While I doubtlessly encountered both in other places first – the first place I knowingly encountered either eugenics or anthropology (or a fictional iteration of an anthropologist at least) was in the 1990’s animated series of the X-Men. Like Wells before him Bolivar Trask has his reasons for being a eugenicist. In the wider Marvel universe Trask is an anthropologist who sees the the spread of super-powered mutants as a threat to humanity, this is compounded by his finding out his children are mutants. Initially his activities take the form of publishing articles on ‘the mutant question‘ echoing the Nazi anthropologist Otmar Freiherr von Verscuer and Eugen Fischer’s involvement in ‘The Investigation Into The Jewish Question’ at the Frankfurt Institute.

Eventually Trask is driven to create an army of giant robots called the Sentinels who eventually decide they are superior to both humanity and mutants and go about trying to take over the world (again there are echoes of anthropological inspiration for the Final Solution). With the X-Men’s alterity allowing them to stand for outsiders and the downtrodden everywhere Trask has, since his inception in the 1960’s, variously stood as a cypher for anti-semitism, racism, homophobia and Senator McCarthy. As introductions to anthropology go, this is not the greatest. So it is a mixed blessing that Game of Thrones’ Peter Dinklage has been rumoured to be playing Trask in the upcoming X-Men film – an adaptation of Chris Claremont’s excellent Days of Future Past (up there with The Dark Phoenix Saga and God Loves, Man Kills as a contender for best X-Men story arc).

X-Men: God Loves, Man Kills

X-Men: God Loves, Man Kills (Photo credit: Wikipedia)

While I am a disproportionately pleased to of see anthropologists appear in films (I’m currently watching the last few findable films in an attempt to watch every fictional filmic representation of an anthropologist – no doubt more on this in future blogs)  I can’t help feeling that we’ve come along way in all the the many branches of anthropology that inferring connections between our discipline and eugenics might not be fair in the 21st century. Possibly for exactly this reason Trask’s academic background has become increasingly hazy. It was always slightly odd to categorise a man capable of inventing super-intelligent giant robots as an anthropologist anyway. But being that my first exposure to anthropology was through Trask and I still became an anthropologist maybe I’m overthinking this. Maybe it’s just nice that the Marvel universe has an anthropologist – even if he is a bad guy.

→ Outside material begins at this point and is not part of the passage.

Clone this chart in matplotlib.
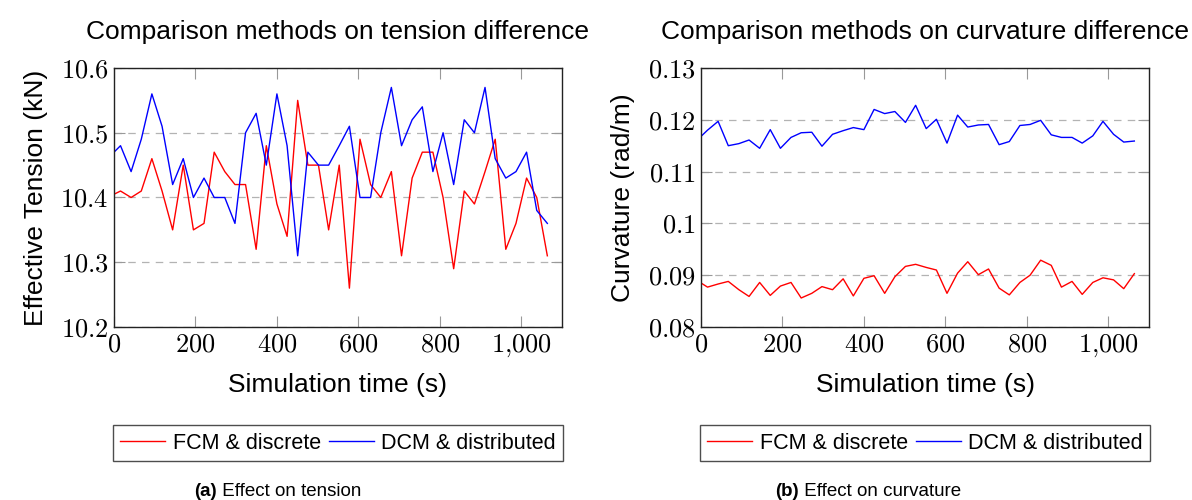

The meaning of ‘Bork’ – the Swedish Chef and cross-cultural translation.

While living with the Swedish owner of the only Irish bar in Guatemala, ‘Johan’ mentioned that first thing he ever remembered finding funny was the Swedish Chef. To the undiscerning eye the Swedish Chef might appear to be a joke at the expense of Swedes. But as a child  ‘Johan’ had understood the Swedish Chef for exactly what Jim Henson intended it to be – a joke about the things that translate oddly in transcultural and translinguistic exchanges.

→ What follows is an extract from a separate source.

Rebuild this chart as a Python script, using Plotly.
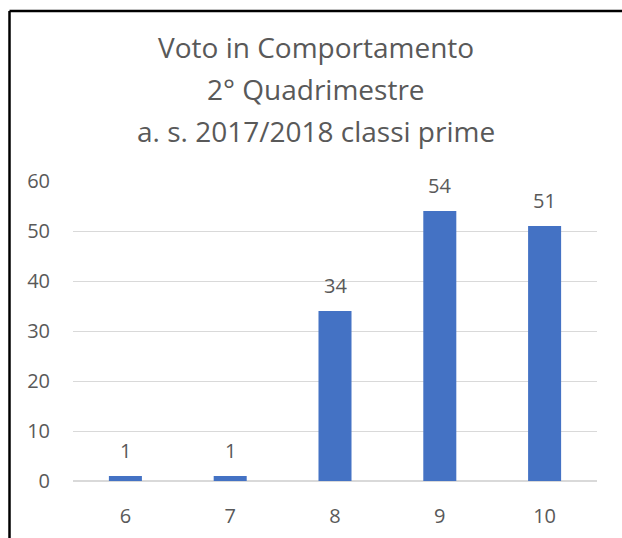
import plotly.graph_objects as go

# Voto in comportamento, 2° quadrimestre, classi prime
voti = ["6", "7", "8", "9", "10"]
studenti = [1, 1, 34, 54, 51]
titolo = ["Voto in Comportamento", "2° Quadrimestre", "a. s. 2017/2018 classi prime"]
y_ticks = [0, 10, 20, 30, 40, 50, 60]

W, H = 622, 538
L, R, T, B = 73, 25, 181, 57
plot_h = H - T - B
plot_w = W - L - R

FONT = "Open Sans"
GREY = "#595959"

fig = go.Figure(
    go.Bar(
        x=voti,
        y=studenti,
        marker=dict(color="#4472C4", line=dict(width=0)),
        hoverinfo="x+y",
    )
)

# value labels above each bar (category axis: x by position index)
for i, n in enumerate(studenti):
    fig.add_annotation(
        x=i, y=n, text=str(n), showarrow=False,
        yanchor="middle", yshift=26,
        font=dict(family=FONT, size=20, color=GREY),
    )

# three-line title, one annotation per line
for txt, py in zip(titolo, [47, 89, 131]):
    fig.add_annotation(
        xref="paper", yref="paper",
        x=(316 - L) / plot_w, y=(H - B - py) / plot_h,
        text=txt, showarrow=False, xanchor="center", yanchor="middle",
        font=dict(family=FONT, size=28, color=GREY),
    )

# chart frame (left and top edges)
fx = (9.5 - L) / plot_w
fy = (H - B - 11) / plot_h
fig.add_shape(type="line", xref="paper", yref="paper", x0=fx, x1=fx, y0=-1, y1=fy,
              line=dict(color="black", width=2.5))
fig.add_shape(type="line", xref="paper", yref="paper", x0=fx, x1=2, y0=fy, y1=fy,
              line=dict(color="black", width=2.5))

fig.update_layout(
    width=W, height=H,
    margin=dict(l=L, r=R, t=T, b=B),
    paper_bgcolor="white", plot_bgcolor="white",
    bargap=0.685,
    showlegend=False,
    font=dict(family=FONT, size=20, color=GREY),
    xaxis=dict(
        type="category", showgrid=False, showline=False, ticks="", automargin=False,
        tickfont=dict(family=FONT, size=20, color=GREY), ticklabelstandoff=21,
    ),
    yaxis=dict(
        range=[0, 60], tickvals=y_ticks, showgrid=True, gridcolor="#D9D9D9",
        gridwidth=1, zeroline=True, zerolinecolor="#D9D9D9", zerolinewidth=1.5,
        showline=False, ticks="", automargin=False,
        tickfont=dict(family=FONT, size=20, color=GREY),
        ticklabelstandoff=22,
    ),
)

fig.write_html("out.html")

For those of you who have never experienced the Swedish Chef it is perhaps best to watch a snippet before going any further:

The Swedish Chef is primarily a slapstick take on TV chefs. Central to each sketch is his inability to successfully cook the dishes (largely consisting of a still-living animal or vegetable puppet that gets the better of him and survives death) while he sings a song which ends each verse with ‘bork, bork, bork!’ This is conducted with unconventional cooking equipment which he generally throws around while cooking. He speaks in what is best described as Chef-speak – a nonsensical Swedish strewn with occasionally identifiable English words making it near comprehensible in a way that replicates that uncanny feeling of nearly understanding what’s being said while listening to people speaking another language.

Swedish Chef

Swedish Chef (Photo credit: Wikipedia)

‘Bork’ in this context is just a word that when said in a heavy comedic Scandinavian accent sounds funny. But the repetition of ‘bork’ over and over again makes you question what it means. The fact that this is gibberish lends it the meaning an unknowability that gives the word ‘bork’ an ineffable charm. It is a word that is purely nonsensical, but in a loving way that points towards a childish joy in the fact that people speaking other languages sound funny. The Swedish Chef is not a joke about Swedes being funny but about the liminally alien nature of other cultures being funny. Similar comedy can be seen in The Simpson’s Bumble Bee Man (a riff on the cross cultural oddness of El Chapulin Colorado from Mexican TV).

Roberto Gómez Bolaños as El Chapulín Colorado

Roberto Gómez Bolaños as El Chapulín Colorado (Photo credit: Wikipedia)

Occasionally such humour can lead to accusations of racism. The more articulate accusations thrown at Sasha Baron Cohen’s comedy foreigner Borat closely echo the criticism Chinua Achebe made of Joseph Conrad – “To use me as a symbol may be bright or clever, but if it reduces my humanity by the smallest fraction I don’t like it” (Achebe interview with Caryl Phillips 2003).

But as a child ‘Johan’ saw Henson’s sentiment in it’s totality: in recognising ‘that’s what Americans think Swedes sound like’ came the recognition that there is something profound lost in cross-cultural translation. I would add the anthropological addendum that trying to minimise this loss is profound, interesting and very often funny in itself.

It is for this reason that this blog has the syncretic name ‘The Golden Bork’ – one part Frazer’s The Golden Bough married with an equal part nonsensical Muppet-Swedish. Here we take ‘bork’ to mean the ineffable, light-hearted funny side of cross-cultural exchange – while Frazer stands for something loftier.